吉里吉里リリーサーは、作業用フォルダ兼プロジェクトフォルダ(今回の例ではC:\MyProject)も特に問題なくリリースできる。
この際、Subversionの隠しフォルダ(.svnフォルダ)は無視される。*4

吉里吉里/KAGのソースコードを入手

詳細はSubversionと吉里吉里関連のソースコードについてを参照のこと。
途中、警告なり署名なりのダイアログボックスが出てくるかも知れない(すでに失念)。

エクスポート

以下は吉里吉里2 version 2.28 rev.3 / KAG3 version 3.28 rev.3のソースコードをC:\kirikiri2.28rev3フォルダにエクスポートする手順である。

  1. エクスプローラでC:\kirikiri2.28rev3フォルダを作成する
  2. エクスプローラでC:\kirikiri2.28rev3フォルダをマウス右クリックし、コンテキストメニューから[TortoiseSVN‐エクスポート]を選択する
  3. [リポジトリのURL]に https://sv.kikyou.info/svn/kirikiri2/tags/2.28rev3 と入力し、[OK]をクリックする
  4. エクスポート処理結果が表示されるので、[OK]をクリックして閉じる

[リポジトリのURL]に https://sv.kikyou.info/svn/kirikiri2/tags と入力し、隣の[...]からリポジトリブラウザを起動すれば、任意のバージョンのソースコードを選択~エクスポートできる。

チェックアウト

以下は最新の開発版をC:\kirikiri2フォルダにチェックアウトする手順である。

  1. エクスプローラでC:\kirikiri2フォルダを作成する
  2. エクスプローラでC:\kirikiri2フォルダをマウス右クリックし、コンテキストメニューから[SVNチェックアウト]を選択する
  3. [リポジトリのURL]に https://sv.kikyou.info/svn/kirikiri2/trunk と入力し、[OK]をクリックする
  4. チェックアウト処理結果が表示されるので、[OK]をクリックして閉じる

以降、C:\kirikiri2フォルダでマウス右クリックし、コンテキストメニューから[SVN更新]を選択すれば、いつでも最新の開発版に更新できる。

関連項目


*1 2008年7月31日現在の最新版はTortoiseSVN 1.5.2。
*2 2008年2月25日現在の最新版はSubversion 1.4.6。
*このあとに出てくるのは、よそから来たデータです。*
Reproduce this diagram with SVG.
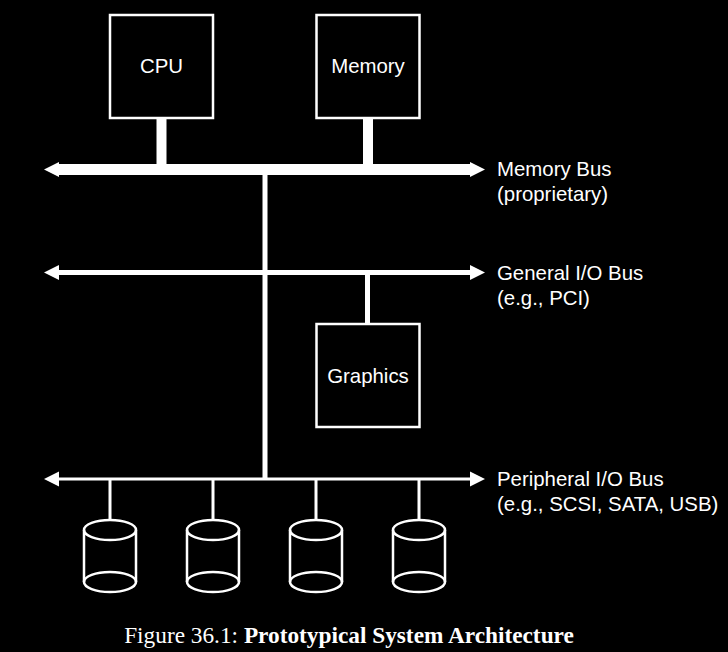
<svg xmlns="http://www.w3.org/2000/svg" xmlns:xlink="http://www.w3.org/1999/xlink" width="728" height="652" viewBox="0 0 728 652">
<style>
.box{fill:none;stroke:#fff;stroke-width:2.5}
.lbl{fill:#fff;font-family:"Liberation Sans",Arial,sans-serif;font-size:20.4px}
.bus{stroke:#fff;fill:none}
.cyl{fill:none;stroke:#fff;stroke-width:2.5}
.cap{fill:#fff;font-family:"Liberation Serif","Times New Roman",serif;font-size:23.3px}
</style>
<defs>
<polygon id="ahL" points="0,0 15,-7.5 15,7.5" fill="#fff"/>
<polygon id="ahR" points="0,0 -15,-7.5 -15,7.5" fill="#fff"/>
<g id="disk">
<path class="cyl" d="M-26,0 V52 M26,0 V52"/>
<ellipse class="cyl" cx="0" cy="0" rx="26" ry="10"/>
<ellipse class="cyl" cx="0" cy="52" rx="26" ry="10"/>
</g>
</defs>
<rect width="728" height="652" fill="#000"/>

<g id="connectors">
<line class="bus" x1="58" y1="169.5" x2="471" y2="169.5" stroke-width="11"/>
<use xlink:href="#ahL" x="44" y="169.5"/>
<use xlink:href="#ahR" x="485" y="169.5"/>
<line class="bus" x1="58" y1="272.5" x2="471" y2="272.5" stroke-width="5"/>
<use xlink:href="#ahL" x="44" y="272.5"/>
<use xlink:href="#ahR" x="485" y="272.5"/>
<line class="bus" x1="58" y1="479" x2="471" y2="479" stroke-width="3"/>
<use xlink:href="#ahL" x="44" y="479"/>
<use xlink:href="#ahR" x="485" y="479"/>
<line class="bus" x1="265" y1="174" x2="265" y2="479" stroke-width="5"/>
<line class="bus" x1="161.5" y1="118" x2="161.5" y2="165" stroke-width="10"/>
<line class="bus" x1="368" y1="118" x2="368" y2="165" stroke-width="10"/>
<line class="bus" x1="367.5" y1="274" x2="367.5" y2="324" stroke-width="5"/>
<line class="bus" x1="110" y1="479" x2="110" y2="520" stroke-width="3"/>
<line class="bus" x1="213" y1="479" x2="213" y2="520" stroke-width="3"/>
<line class="bus" x1="316" y1="479" x2="316" y2="520" stroke-width="3"/>
<line class="bus" x1="419" y1="479" x2="419" y2="520" stroke-width="3"/>
</g>

<g id="cpu">
<rect class="box" x="110" y="15" width="103" height="103"/>
<text class="lbl" x="161.5" y="73" text-anchor="middle">CPU</text>
</g>
<g id="memory">
<rect class="box" x="316.5" y="15" width="103" height="103"/>
<text class="lbl" x="368" y="73" text-anchor="middle">Memory</text>
</g>
<g id="graphics">
<rect class="box" x="316.5" y="324" width="103" height="103"/>
<text class="lbl" x="368" y="383" text-anchor="middle">Graphics</text>
</g>
<g id="disk1"><use xlink:href="#disk" x="110" y="530"/></g>
<g id="disk2"><use xlink:href="#disk" x="213" y="530"/></g>
<g id="disk3"><use xlink:href="#disk" x="316" y="530"/></g>
<g id="disk4"><use xlink:href="#disk" x="419" y="530"/></g>

<g id="memory-bus-label">
<text class="lbl" x="497" y="176">Memory Bus</text>
<text class="lbl" x="497" y="201">(proprietary)</text>
</g>
<g id="general-bus-label">
<text class="lbl" x="497" y="280">General I/O Bus</text>
<text class="lbl" x="497" y="305">(e.g., PCI)</text>
</g>
<g id="peripheral-bus-label">
<text class="lbl" x="497" y="486">Peripheral I/O Bus</text>
<text class="lbl" x="497" y="511">(e.g., SCSI, SATA, USB)</text>
</g>

<g id="caption">
<text class="cap" x="349" y="643" text-anchor="middle">Figure 36.1: <tspan font-weight="bold">Prototypical System Architecture</tspan></text>
</g>
</svg>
Apache 2.2用と2.0用とでバイナリが分かれているので、Apacheを導入している場合は注意のこと。
*3 Subversionにおいて「タグ」と「ブランチ」は区別されていない。どちらもリポジトリ上のディレクトリを単にコピーしたもの、として扱っている。
*4 ただし、正規版のリリースは、できるだけエクスポートしたフォルダで行った方が良い。